True, mutant deformations seem to appear at birth, even while mutant powers aren’t supposed to manifest themselves until puberty. (Nightcrawler wasn’t able to BAMF or cling to sheer walls before he hit adolescence, was he?)

Miller: the X-Universe is rife with that conceptual problem. Why mutants are written as being stigmatized, while the Fantasitic Four or Hulk or even Capitan America, none of whom are particularly any more human in practice than mutants, are not classified as mutants, seems more an element of the decision to put them all in the same universe than it does any coherent cultural concept.

Mutants are born that way, the others acquired their powers by random radiation or super soldier serums.

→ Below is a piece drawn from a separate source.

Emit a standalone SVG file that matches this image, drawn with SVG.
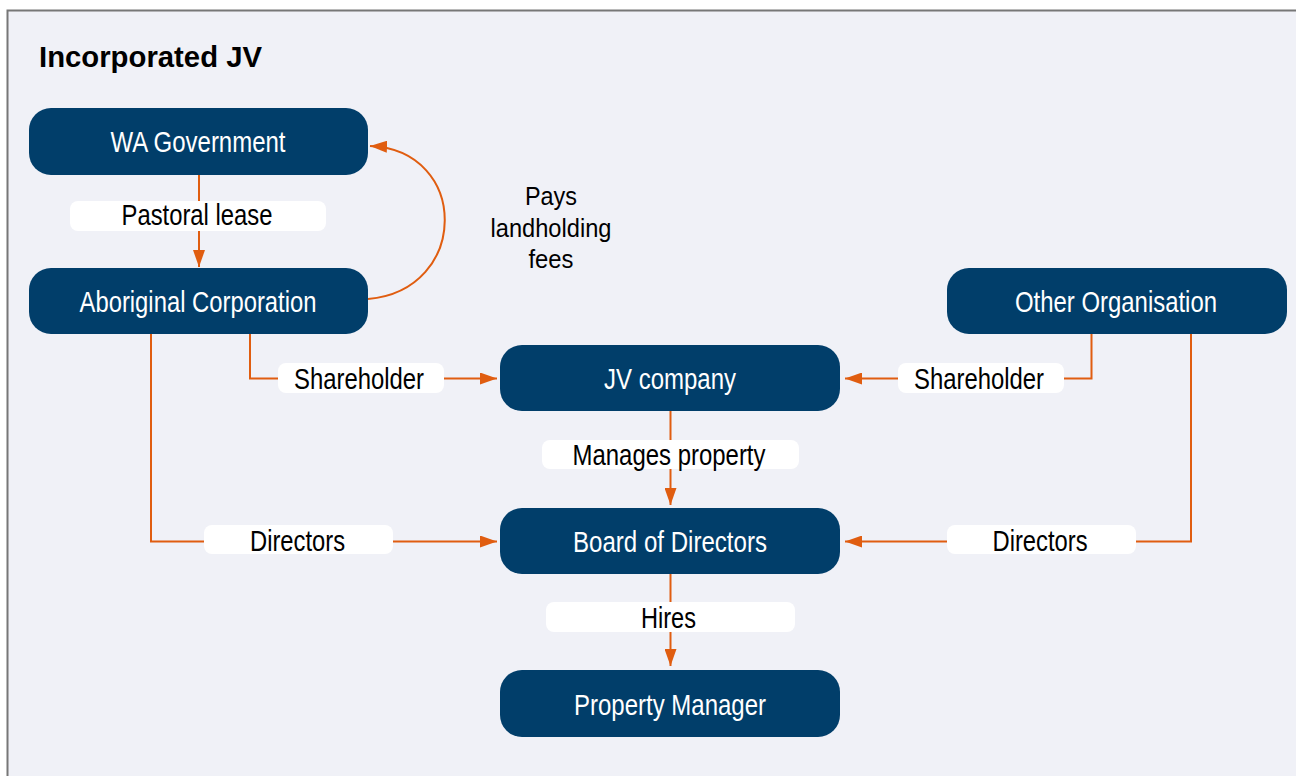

The whole world knows Reed Richards and his crew got their radiation from a rocket trip, and went on to become hip super heroes when there weren’t any, and eventually fought Galactus and won. Captain America is the living legend of WW2. Would you badmouth a guy that fought hitler? (besides Stalin). And the Hulk was wanted by the law when he was a crazy brute (constant army chasing). When he became intelligent, he was no longer pursued by gov’t forces nonstop. Mutants make people afraid because who wants their kid to be born with blue fur?

I believe in the first movie Jean Grey mentions in her speech to congress that mutant powers are brought on during periods of heightened emotion stress, most often during puberty. Therefore if children have a particularly bad experience, perhaps a parent dying or some sort of accident, their powers would manifest themselves early.

well, that kid never sleeps, so he stayed up all night and saw infomertials with Cher and Miss Cleo in them, and that would cause enough emotional damage to make his mutant powers emerge!